PROBLEM REQUIREMENTS. Write out the material exactly, without any of its pictures.

STORED DATA.
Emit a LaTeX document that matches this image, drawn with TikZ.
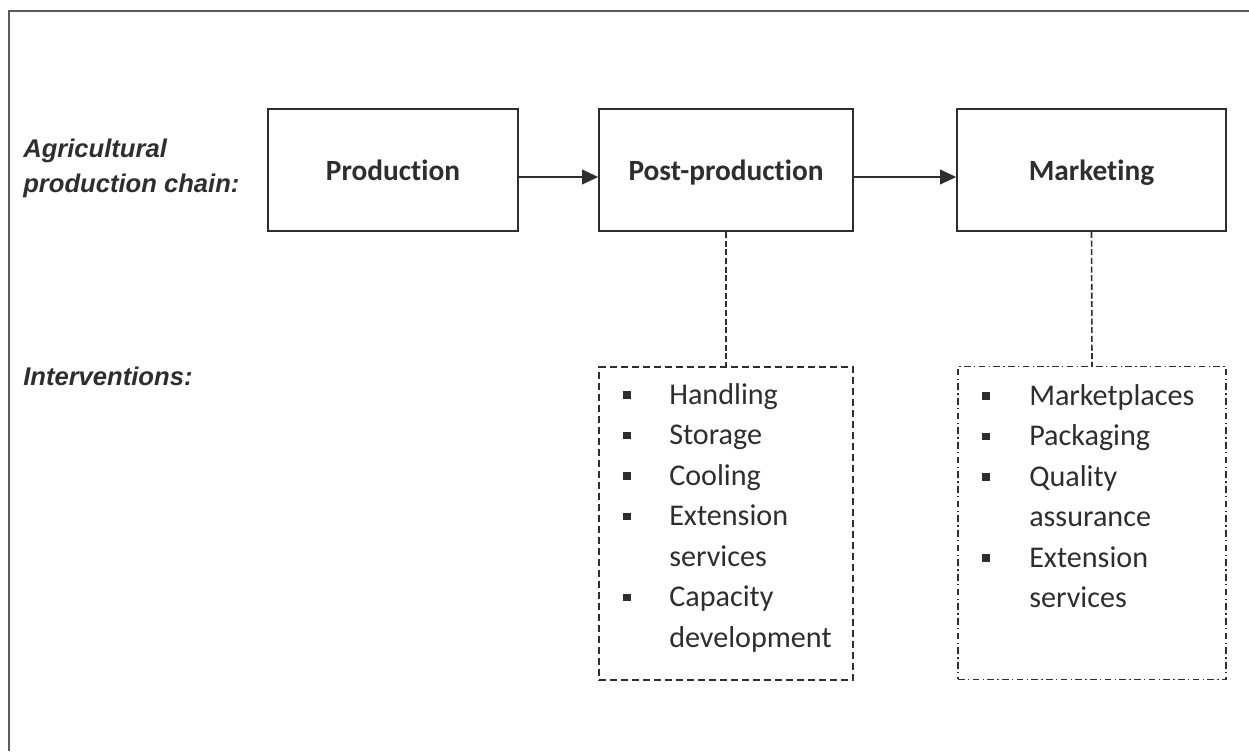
\documentclass[tikz,border=0pt]{standalone}
\usepackage{fontspec}
\setmainfont{Carlito}[Ligatures=NoCommon]
\newfontfamily\arialfont{Liberation Sans}
\usetikzlibrary{arrows.meta}
\definecolor{ink}{HTML}{2E2E2E}
\definecolor{framec}{HTML}{5A5A5A}
\begin{document}
\begin{tikzpicture}[x=0.75pt,y=-0.75pt,
  stage/.style={draw=ink, line width=1.3pt, minimum height=91.5pt, inner sep=0pt,
    text height=18pt, text depth=3pt,
    font=\fontsize{22}{26}\selectfont\bfseries, text=ink},
  sidelabel/.style={font=\arialfont\bfseries\itshape\fontsize{19.2}{25}\selectfont, text=ink, anchor=base west, inner sep=0pt},
  item/.style={font=\fontsize{22.6}{26}\selectfont, text=ink, anchor=base west, inner sep=0pt},
  bul/.style={fill=ink, minimum size=5.5pt, inner sep=0pt},
  arr/.style={draw=ink, line width=1.2pt, -{Triangle[length=12pt,width=11pt]}},
  conn/.style={draw=ink, line width=1.2pt, dash pattern=on 4.5pt off 2pt},
  dashbox/.style={draw=ink, line width=1.2pt, dash pattern=on 5.25pt off 3pt, minimum height=234.5pt, inner sep=0pt},
  dotbox/.style={draw=ink, line width=1.2pt, dash pattern=on 5pt off 2.5pt on 1pt off 2.5pt, minimum height=234.5pt, inner sep=0pt}
]
\useasboundingbox (0,0) rectangle (1249,751);
% outer frame (cropped)
\coordinate (fbl) at (9,751);
\coordinate (ftl) at (9,11);
\coordinate (ftr) at (1249,11);
\draw[framec, line width=1.8pt] (fbl) -- (ftl) -- (ftr);

% side labels
\node[sidelabel] (agri1) at (23,157) {Agricultural};
\node[sidelabel] (agri2) at (23,192) {production chain:};
\node[sidelabel] (interv) at (23,385) {Interventions:};

% stages
\node[stage, minimum width=187.5pt] (prod) at (393,170) {Production};
\node[stage, minimum width=190.5pt] (post) at (726,170) {Post-production};
\node[stage, minimum width=201.75pt] (mkt) at (1091.5,170) {Marketing};

\draw[arr] ([yshift=-5.25pt]prod.east) -- ([yshift=-5.25pt]post.west);
\draw[arr] ([yshift=-5.25pt]post.east) -- ([yshift=-5.25pt]mkt.west);

% intervention boxes
\node[dashbox, minimum width=190.5pt] (postbox) at (726,523.5) {};
\node[dotbox, minimum width=201pt] (mktbox) at (1092,523) {};

\draw[conn] (post.south) -- (postbox.north);
\draw[conn] (mkt.south) -- (mktbox.north);

% post-production list
\foreach \t/\b [count=\k from 0] in {Handling/1,Storage/1,Cooling/1,Extension/1,services/0,Capacity/1,development/0}{
  \node[item] (pi\k) at (669,404+40.5*\k) {\t};
  \ifnum\b=1 \node[bul] (pb\k) at (627,395+40.5*\k) {};\fi
}
% marketing list
\foreach \t/\b [count=\k from 0] in {Marketplaces/1,Packaging/1,Quality/1,assurance/0,Extension/1,services/0}{
  \node[item] (mi\k) at (1029,405+40.5*\k) {\t};
  \ifnum\b=1 \node[bul] (mb\k) at (986,396+40.5*\k) {};\fi
}
\end{tikzpicture}
\end{document}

SOLUTION TO THIS PROBLEM.
Emit a LaTeX document that matches this image, drawn with TikZ.
\documentclass[tikz,border=0pt]{standalone}
\usepackage{fontspec}
\setmainfont{Carlito}[Ligatures=NoCommon]
\newfontfamily\arialfont{Liberation Sans}
\usetikzlibrary{arrows.meta}
\definecolor{ink}{HTML}{2E2E2E}
\definecolor{framec}{HTML}{5A5A5A}
\begin{document}
\begin{tikzpicture}[x=0.75pt,y=-0.75pt,
  stage/.style={draw=ink, line width=1.3pt, minimum height=91.5pt, inner sep=0pt,
    text height=18pt, text depth=3pt,
    font=\fontsize{22}{26}\selectfont\bfseries, text=ink},
  sidelabel/.style={font=\arialfont\bfseries\itshape\fontsize{19.2}{25}\selectfont, text=ink, anchor=base west, inner sep=0pt},
  item/.style={font=\fontsize{22.6}{26}\selectfont, text=ink, anchor=base west, inner sep=0pt},
  bul/.style={fill=ink, minimum size=5.5pt, inner sep=0pt},
  arr/.style={draw=ink, line width=1.2pt, -{Triangle[length=12pt,width=11pt]}},
  conn/.style={draw=ink, line width=1.2pt, dash pattern=on 4.5pt off 2pt},
  dashbox/.style={draw=ink, line width=1.2pt, dash pattern=on 5.25pt off 3pt, minimum height=234.5pt, inner sep=0pt},
  dotbox/.style={draw=ink, line width=1.2pt, dash pattern=on 5pt off 2.5pt on 1pt off 2.5pt, minimum height=234.5pt, inner sep=0pt}
]
\useasboundingbox (0,0) rectangle (1249,751);
% outer frame (cropped)
\coordinate (fbl) at (9,751);
\coordinate (ftl) at (9,11);
\coordinate (ftr) at (1249,11);
\draw[framec, line width=1.8pt] (fbl) -- (ftl) -- (ftr);

% side labels
\node[sidelabel] (agri1) at (23,157) {Agricultural};
\node[sidelabel] (agri2) at (23,192) {production chain:};
\node[sidelabel] (interv) at (23,385) {Interventions:};

% stages
\node[stage, minimum width=187.5pt] (prod) at (393,170) {Production};
\node[stage, minimum width=190.5pt] (post) at (726,170) {Post-production};
\node[stage, minimum width=201.75pt] (mkt) at (1091.5,170) {Marketing};

\draw[arr] ([yshift=-5.25pt]prod.east) -- ([yshift=-5.25pt]post.west);
\draw[arr] ([yshift=-5.25pt]post.east) -- ([yshift=-5.25pt]mkt.west);

% intervention boxes
\node[dashbox, minimum width=190.5pt] (postbox) at (726,523.5) {};
\node[dotbox, minimum width=201pt] (mktbox) at (1092,523) {};

\draw[conn] (post.south) -- (postbox.north);
\draw[conn] (mkt.south) -- (mktbox.north);

% post-production list
\foreach \t/\b [count=\k from 0] in {Handling/1,Storage/1,Cooling/1,Extension/1,services/0,Capacity/1,development/0}{
  \node[item] (pi\k) at (669,404+40.5*\k) {\t};
  \ifnum\b=1 \node[bul] (pb\k) at (627,395+40.5*\k) {};\fi
}
% marketing list
\foreach \t/\b [count=\k from 0] in {Marketplaces/1,Packaging/1,Quality/1,assurance/0,Extension/1,services/0}{
  \node[item] (mi\k) at (1029,405+40.5*\k) {\t};
  \ifnum\b=1 \node[bul] (mb\k) at (986,396+40.5*\k) {};\fi
}
\end{tikzpicture}
\end{document}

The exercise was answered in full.